Istanbul: Turkey is preparing for a crucial assessment from the Financial Action Task Force (FATF), just over a year after it exited the international “grey list” of countries under enhanced money-laundering and terrorist-financing scrutiny. Sources familiar with the matter confirmed that the FATF is dispatching an onsite review team later this month, signaling that Ankara must prove its reforms are firmly implemented or risk being re-listed.
Turkey’s placement on the FATF grey list in October 2021 had highlighted significant gaps in its regulatory oversight of banks, real estate, and other sectors vulnerable to illicit financial flows. In 2024, Ankara secured its exit from the list by pledging stronger enforcement and regulatory compliance. However, FATF’s exit does not represent a permanent endorsement; the organization regularly conducts follow-up reviews to ensure that promised reforms are substantive rather than superficial. The upcoming visit is expected to last up to three weeks and will involve meetings with key institutions, including the Financial Crimes Investigation Board (MASAK), banks, and payments-service firms.

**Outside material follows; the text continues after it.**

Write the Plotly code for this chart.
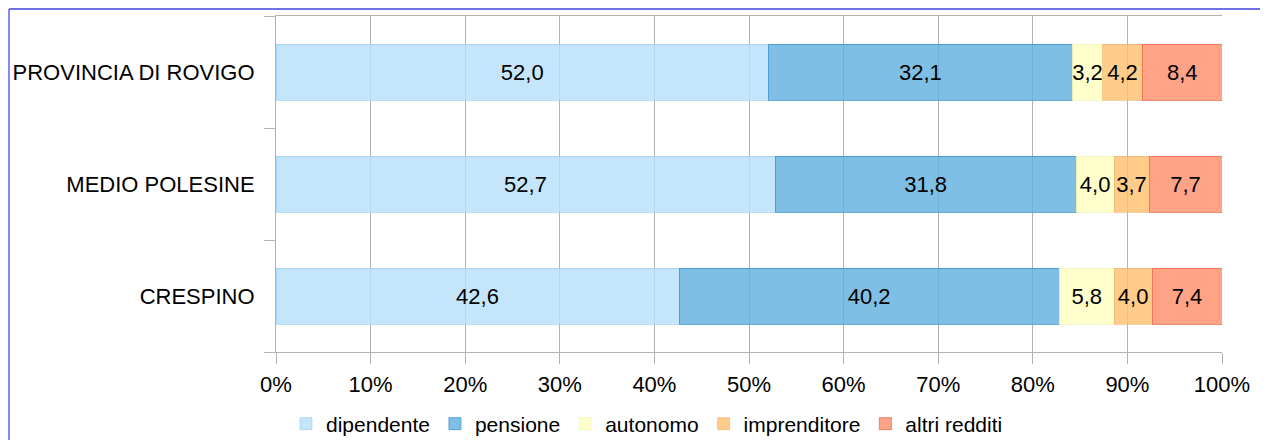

Experts say the FATF team will focus on several high-risk areas. These include oversight of payment-service providers and electronic-money institutions, transparency in beneficial ownership of firms, audit and supervision quality, virtual asset regulation, and monitoring of high-value cross-border transactions, particularly in the real estate sector. Previous FATF assessments rated Turkey as only “partially compliant” in monitoring virtual assets, highlighting ongoing vulnerabilities in digital financial services.
Ahead of the FATF review, Turkish authorities have intensified investigations and enforcement measures. At least ten electronic-money companies have had their licenses temporarily suspended or revoked, according to the official gazette. Ramazan Basak, a former deputy head of MASAK, noted that past weaknesses stemmed from insufficient scrutiny of controlling shareholders, inadequate audits, and delayed regulatory response to red flags. These measures suggest Ankara is actively addressing FATF’s prior concerns to strengthen the credibility of its financial system.

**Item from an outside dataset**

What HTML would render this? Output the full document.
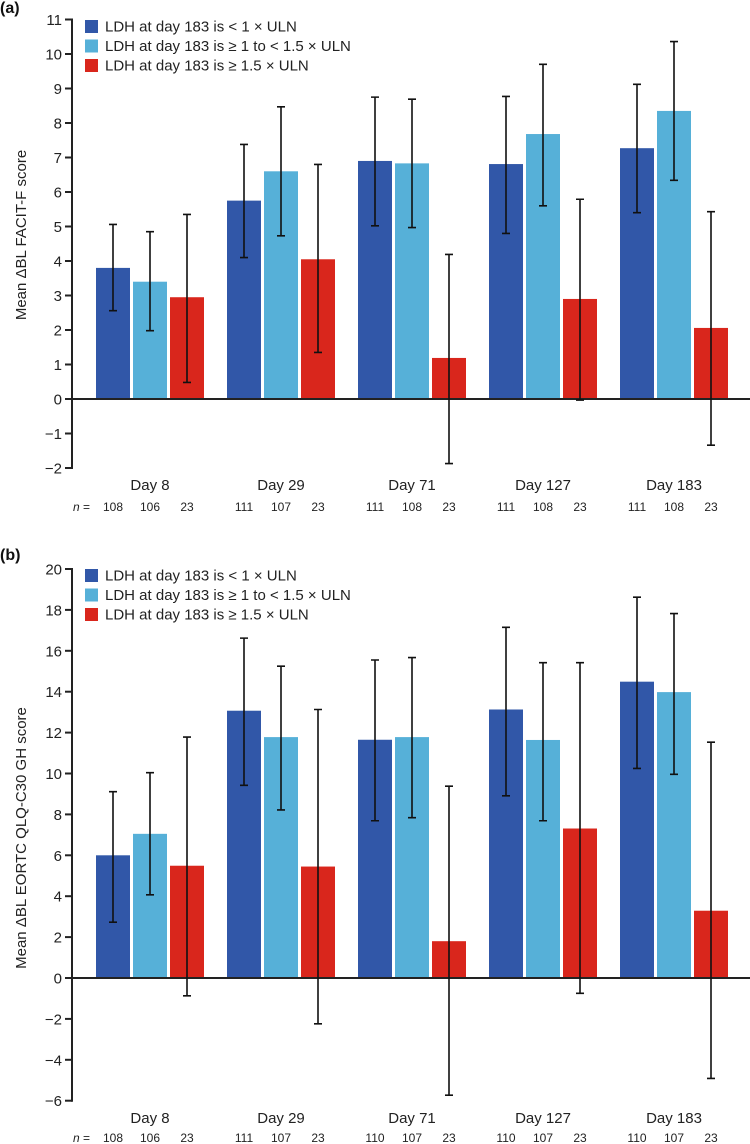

A positive FATF review would bolster Turkey’s financial reputation, potentially attracting investment and lowering borrowing costs. Conversely, a negative assessment could reintroduce reputational risks, complicate cross-border banking relations, and pressure the Turkish lira amid existing currency volatility. For global investors and financial institutions, the review will be closely watched, as FATF ratings directly influence risk assessments and due diligence protocols.

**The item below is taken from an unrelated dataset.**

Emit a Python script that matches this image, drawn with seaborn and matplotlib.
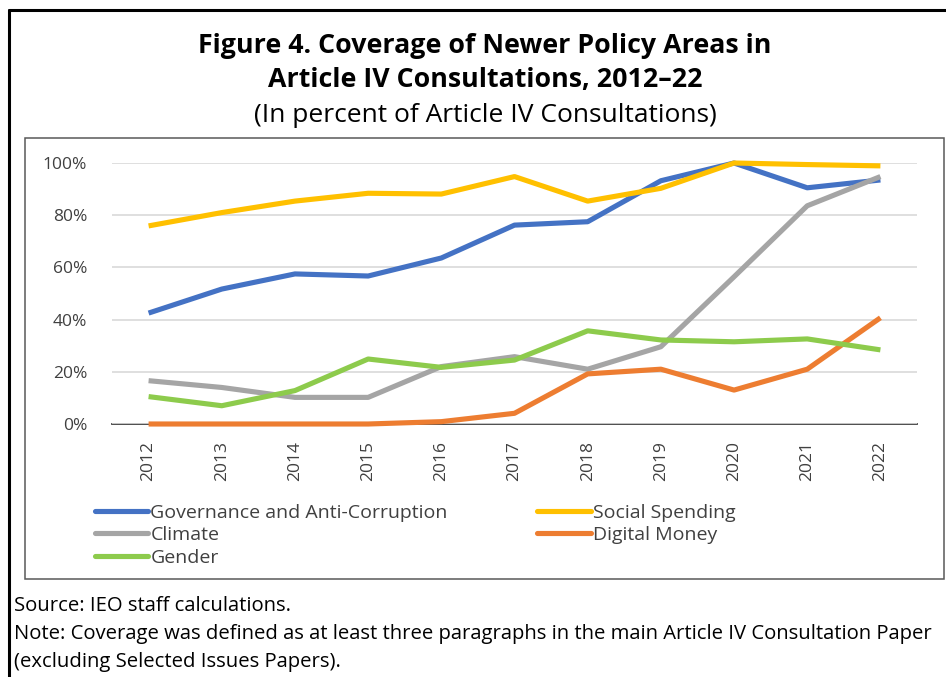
import matplotlib
matplotlib.use("Agg")
import matplotlib.pyplot as plt
import matplotlib.patches as mpatches
import matplotlib.lines as mlines
import seaborn as sns
import pandas as pd

years = [2012, 2013, 2014, 2015, 2016, 2017, 2018, 2019, 2020, 2021, 2022]
governance = [42.5, 51.7, 57.5, 56.7, 63.6, 76.2, 77.5, 93.2, 100.0, 90.5, 93.5]
social = [75.9, 81.0, 85.4, 88.4, 88.1, 94.8, 85.4, 90.3, 100.0, 99.4, 98.9]
climate = [16.6, 14.0, 10.2, 10.2, 22.0, 25.8, 21.0, 29.6, 56.4, 83.6, 94.8]
digital = [0.0, 0.0, 0.0, 0.0, 0.9, 4.1, 19.2, 21.0, 13.0, 21.0, 40.7]
gender = [10.5, 7.0, 12.8, 24.9, 21.7, 24.5, 35.7, 32.2, 31.5, 32.6, 28.4]

series_names = ["Governance and Anti-Corruption", "Social Spending", "Climate",
                "Digital Money", "Gender"]
series_vals = [governance, social, climate, digital, gender]
colors = {"Governance and Anti-Corruption": "#4472C4", "Social Spending": "#FFC000",
          "Climate": "#A5A5A5", "Digital Money": "#ED7D31", "Gender": "#8DCB4C"}

rows = []
for name, vals in zip(series_names, series_vals):
    for y, v in zip(years, vals):
        rows.append({"Year": y, "Value": v, "Series": name})
df = pd.DataFrame(rows)

sns.set_theme(style="white")
FONT = ["Open Sans", "DejaVu Sans"]
plt.rcParams["font.family"] = FONT

W, H = 946, 677
fig = plt.figure(figsize=(W / 100, H / 100), dpi=100)

def fx(px):
    return px / W

def fy(py):
    return 1 - py / H

# outer border (top and left, running off right/bottom edges)
fig.add_artist(mlines.Line2D([fx(9), fx(9)], [fy(10), fy(H + 5)], color="black", lw=2.2,
                             transform=fig.transFigure))
fig.add_artist(mlines.Line2D([fx(9), fx(W + 5)], [fy(10), fy(10)], color="black", lw=2.2,
                             transform=fig.transFigure))
# inner chart box
fig.add_artist(mpatches.Rectangle((fx(25), fy(579)), fx(944) - fx(25), fy(138) - fy(579),
                                  fill=False, edgecolor="#595959", lw=1.1,
                                  transform=fig.transFigure))

# titles
fig.text(fx(485), fy(46), "Figure 4. Coverage of Newer Policy Areas in", ha="center",
         va="center", fontsize=19.3, fontweight="bold", color="black")
fig.text(fx(485), fy(80), "Article IV Consultations, 2012\u201322", ha="center",
         va="center", fontsize=19.3, fontweight="bold", color="black")
fig.text(fx(485), fy(115), "(In percent of Article IV Consultations)", ha="center",
         va="center", fontsize=19, color="black")

ax = fig.add_axes([fx(112), fy(424), fx(917) - fx(112), fy(163) - fy(424)])
sns.lineplot(data=df, x="Year", y="Value", hue="Series", palette=colors,
             hue_order=series_names, linewidth=3.7, ax=ax, legend=False, sort=False)
for ln in ax.lines:
    ln.set_clip_on(False)
    ln.set_solid_capstyle("butt")
    ln.set_solid_joinstyle("round")

ax.set_xlim(2011.5, 2022.5)
ax.set_ylim(0, 100)
ax.set_yticks([0, 20, 40, 60, 80, 100])
ax.set_yticklabels([f"{v}%" for v in [0, 20, 40, 60, 80, 100]])
ax.set_xticks(years)
ax.set_xticklabels([str(y) for y in years], rotation=90)
ax.set_xlabel("")
ax.set_ylabel("")
ax.grid(axis="y", color="#D9D9D9", lw=1.2)
ax.set_axisbelow(True)
for s in ["top", "right", "left"]:
    ax.spines[s].set_visible(False)
ax.spines["bottom"].set_color("#404040")
ax.spines["bottom"].set_linewidth(1.3)
ax.spines["bottom"].set_zorder(0.5)
ax.tick_params(axis="both", length=0, labelsize=12.5, labelcolor="#404040")
ax.tick_params(axis="y", pad=18)
ax.tick_params(axis="x", pad=12)

# legend
leg_order = ["Governance and Anti-Corruption", "Climate", "Gender",
             "Social Spending", "Digital Money"]
handles = [mlines.Line2D([], [], color=colors[n], lw=3.7, solid_capstyle="round")
           for n in leg_order]
leg = fig.legend(handles, leg_order, loc="upper left", bbox_to_anchor=(fx(95), fy(504)),
                 ncol=2, frameon=False, fontsize=14, handlelength=2.75,
                 handletextpad=0.1, columnspacing=4.6, labelspacing=0.22,
                 borderpad=0, borderaxespad=0)
for t in leg.get_texts():
    t.set_color("#404040")

# notes
fig.text(fx(14), fy(606), "Source: IEO staff calculations.", ha="left", va="center",
         fontsize=14.6, color="black")
fig.text(fx(14), fy(634),
         "Note: Coverage was defined as at least three paragraphs in the main Article IV Consultation Paper",
         ha="left", va="center", fontsize=14.6, color="black")
fig.text(fx(14), fy(662), "(excluding Selected Issues Papers).", ha="left", va="center",
         fontsize=14.6, color="black")

fig.savefig("out.png", dpi=100)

The FATF is expected to release its findings shortly after the onsite review, likely in late November or early December. Turkish authorities have indicated that further enforcement actions, particularly in the payments sector, may be announced as a demonstration of their commitment to reform. While Turkey has made significant strides since leaving the grey list, the upcoming evaluation represents a pivotal test of whether its financial reforms are durable and effective.
Turkey’s journey from grey-listing to regulatory improvement underscores the high stakes of maintaining international financial credibility. With the FATF review imminent, Ankara must balance the need for robust oversight with the pressures of economic stability, ensuring that its reforms are both comprehensive and enduring.